──────── Given information
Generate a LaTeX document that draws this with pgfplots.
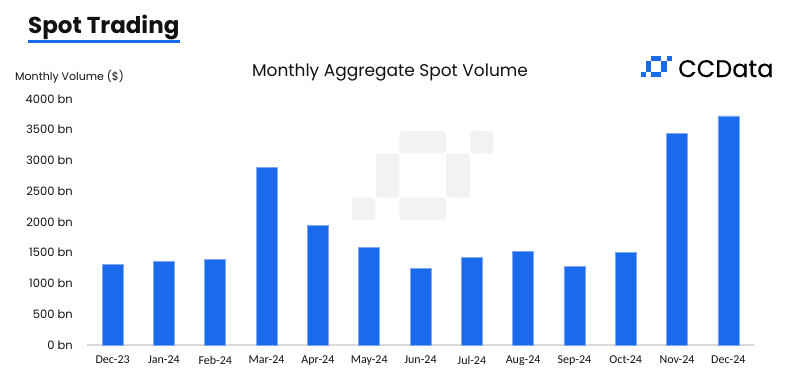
\documentclass[border=0pt]{standalone}
\usepackage{fontspec}
\setmainfont{Poppins}
\newfontfamily\carlito{Carlito}
\usepackage{pgfplots}
\pgfplotsset{compat=1.18}
\definecolor{barblue}{HTML}{1A6BEB}
\definecolor{baredge}{HTML}{7FA8F0}
\definecolor{axisgray}{HTML}{D9D9D9}
\definecolor{wm}{HTML}{F2F2F2}
\definecolor{txt}{HTML}{111111}
\begin{document}
\begin{tikzpicture}
\useasboundingbox (0pt,0pt) rectangle (790pt,-384pt);
% watermark
\begin{scope}[fill=wm]
\fill[rounded corners=3pt] (399.3pt,-131pt) rectangle (446pt,-153.3pt);
\fill[rounded corners=3pt] (470.5pt,-131pt) rectangle (493.3pt,-153.3pt);
\fill[rounded corners=3pt] (376pt,-153.3pt) rectangle (399.3pt,-197.7pt);
\fill[rounded corners=3pt] (446pt,-153.3pt) rectangle (470pt,-197.7pt);
\fill[rounded corners=3pt] (399.3pt,-197.7pt) rectangle (446pt,-220pt);
\fill[rounded corners=3pt] (352pt,-197.7pt) rectangle (375.3pt,-220pt);
\end{scope}
% logo icon
\begin{scope}[fill=barblue,shift={(641pt,-56pt)}]
\fill (10.2pt,0pt) rectangle (20.4pt,-5.2pt);
\fill (25.5pt,0pt) rectangle (30.6pt,-5.2pt);
\fill (5.1pt,-5.2pt) rectangle (10.2pt,-15.6pt);
\fill (20.4pt,-5.2pt) rectangle (25.5pt,-15.6pt);
\fill (10.2pt,-15.6pt) rectangle (20.4pt,-20.8pt);
\fill (0pt,-15.6pt) rectangle (5.1pt,-20.8pt);
\end{scope}
\node[anchor=base west,inner sep=0pt,font=\fontsize{24}{28}\selectfont\addfontfeature{FakeBold=0.3},text=black] at (678pt,-77pt) {CCData};
% headline
\node[anchor=base west,inner sep=0pt,font=\fontsize{23}{27}\selectfont\bfseries,text=txt] at (28pt,-33.3pt) {Spot Trading};
\fill[barblue] (28pt,-40pt) rectangle (180pt,-43pt);
\node[anchor=base,inner sep=0pt,font=\fontsize{17}{20}\selectfont,text=txt] at (390pt,-76.7pt) {Monthly Aggregate Spot Volume};
\node[anchor=base west,inner sep=0pt,font=\fontsize{11}{13}\selectfont,text=txt] at (15pt,-80pt) {Monthly Volume (\$)};
\begin{axis}[
  at={(87pt,-345pt)}, anchor=south west,
  scale only axis, width=667pt, height=246pt,
  xmin=-0.5, xmax=12.5, ymin=0, ymax=4000,
  clip=false,
  axis x line=bottom, axis y line=left,
  x axis line style={draw=axisgray, line width=1.5pt, -},
  y axis line style={draw=none},
  major tick length=0pt,
  xtick=data,
  xticklabels={Dec-23,Jan-24,Feb-24,Mar-24,Apr-24,May-24,Jun-24,Jul-24,Aug-24,Sep-24,Oct-24,Nov-24,Dec-24},
  ytick={0,500,1000,1500,2000,2500,3000,3500,4000},
  yticklabels={0 bn,500 bn,1000 bn,1500 bn,2000 bn,2500 bn,3000 bn,3500 bn,4000 bn},
  x tick label style={anchor=north, inner sep=0pt, yshift=-11pt, font=\carlito\fontsize{12}{14}\selectfont, text=txt},
  y tick label style={anchor=east, inner sep=0pt, xshift=-14pt, font=\fontsize{11.5}{13}\selectfont, text=txt},
]
\addplot[ybar, bar width=21pt, fill=barblue, draw=baredge, line width=0.6pt] coordinates {
(0,1312) (1,1355) (2,1393) (3,2889) (4,1946) (5,1583) (6,1252)
(7,1431) (8,1523) (9,1274) (10,1501) (11,3436) (12,3724)
};
\end{axis}
\end{tikzpicture}
\end{document}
────────────────
Exercise instructions:
Write the full listing out again with every line unchanged, but include no pictures.

Reply:
Generate a LaTeX document that draws this with pgfplots.
\documentclass[border=0pt]{standalone}
\usepackage{fontspec}
\setmainfont{Poppins}
\newfontfamily\carlito{Carlito}
\usepackage{pgfplots}
\pgfplotsset{compat=1.18}
\definecolor{barblue}{HTML}{1A6BEB}
\definecolor{baredge}{HTML}{7FA8F0}
\definecolor{axisgray}{HTML}{D9D9D9}
\definecolor{wm}{HTML}{F2F2F2}
\definecolor{txt}{HTML}{111111}
\begin{document}
\begin{tikzpicture}
\useasboundingbox (0pt,0pt) rectangle (790pt,-384pt);
% watermark
\begin{scope}[fill=wm]
\fill[rounded corners=3pt] (399.3pt,-131pt) rectangle (446pt,-153.3pt);
\fill[rounded corners=3pt] (470.5pt,-131pt) rectangle (493.3pt,-153.3pt);
\fill[rounded corners=3pt] (376pt,-153.3pt) rectangle (399.3pt,-197.7pt);
\fill[rounded corners=3pt] (446pt,-153.3pt) rectangle (470pt,-197.7pt);
\fill[rounded corners=3pt] (399.3pt,-197.7pt) rectangle (446pt,-220pt);
\fill[rounded corners=3pt] (352pt,-197.7pt) rectangle (375.3pt,-220pt);
\end{scope}
% logo icon
\begin{scope}[fill=barblue,shift={(641pt,-56pt)}]
\fill (10.2pt,0pt) rectangle (20.4pt,-5.2pt);
\fill (25.5pt,0pt) rectangle (30.6pt,-5.2pt);
\fill (5.1pt,-5.2pt) rectangle (10.2pt,-15.6pt);
\fill (20.4pt,-5.2pt) rectangle (25.5pt,-15.6pt);
\fill (10.2pt,-15.6pt) rectangle (20.4pt,-20.8pt);
\fill (0pt,-15.6pt) rectangle (5.1pt,-20.8pt);
\end{scope}
\node[anchor=base west,inner sep=0pt,font=\fontsize{24}{28}\selectfont\addfontfeature{FakeBold=0.3},text=black] at (678pt,-77pt) {CCData};
% headline
\node[anchor=base west,inner sep=0pt,font=\fontsize{23}{27}\selectfont\bfseries,text=txt] at (28pt,-33.3pt) {Spot Trading};
\fill[barblue] (28pt,-40pt) rectangle (180pt,-43pt);
\node[anchor=base,inner sep=0pt,font=\fontsize{17}{20}\selectfont,text=txt] at (390pt,-76.7pt) {Monthly Aggregate Spot Volume};
\node[anchor=base west,inner sep=0pt,font=\fontsize{11}{13}\selectfont,text=txt] at (15pt,-80pt) {Monthly Volume (\$)};
\begin{axis}[
  at={(87pt,-345pt)}, anchor=south west,
  scale only axis, width=667pt, height=246pt,
  xmin=-0.5, xmax=12.5, ymin=0, ymax=4000,
  clip=false,
  axis x line=bottom, axis y line=left,
  x axis line style={draw=axisgray, line width=1.5pt, -},
  y axis line style={draw=none},
  major tick length=0pt,
  xtick=data,
  xticklabels={Dec-23,Jan-24,Feb-24,Mar-24,Apr-24,May-24,Jun-24,Jul-24,Aug-24,Sep-24,Oct-24,Nov-24,Dec-24},
  ytick={0,500,1000,1500,2000,2500,3000,3500,4000},
  yticklabels={0 bn,500 bn,1000 bn,1500 bn,2000 bn,2500 bn,3000 bn,3500 bn,4000 bn},
  x tick label style={anchor=north, inner sep=0pt, yshift=-11pt, font=\carlito\fontsize{12}{14}\selectfont, text=txt},
  y tick label style={anchor=east, inner sep=0pt, xshift=-14pt, font=\fontsize{11.5}{13}\selectfont, text=txt},
]
\addplot[ybar, bar width=21pt, fill=barblue, draw=baredge, line width=0.6pt] coordinates {
(0,1312) (1,1355) (2,1393) (3,2889) (4,1946) (5,1583) (6,1252)
(7,1431) (8,1523) (9,1274) (10,1501) (11,3436) (12,3724)
};
\end{axis}
\end{tikzpicture}
\end{document}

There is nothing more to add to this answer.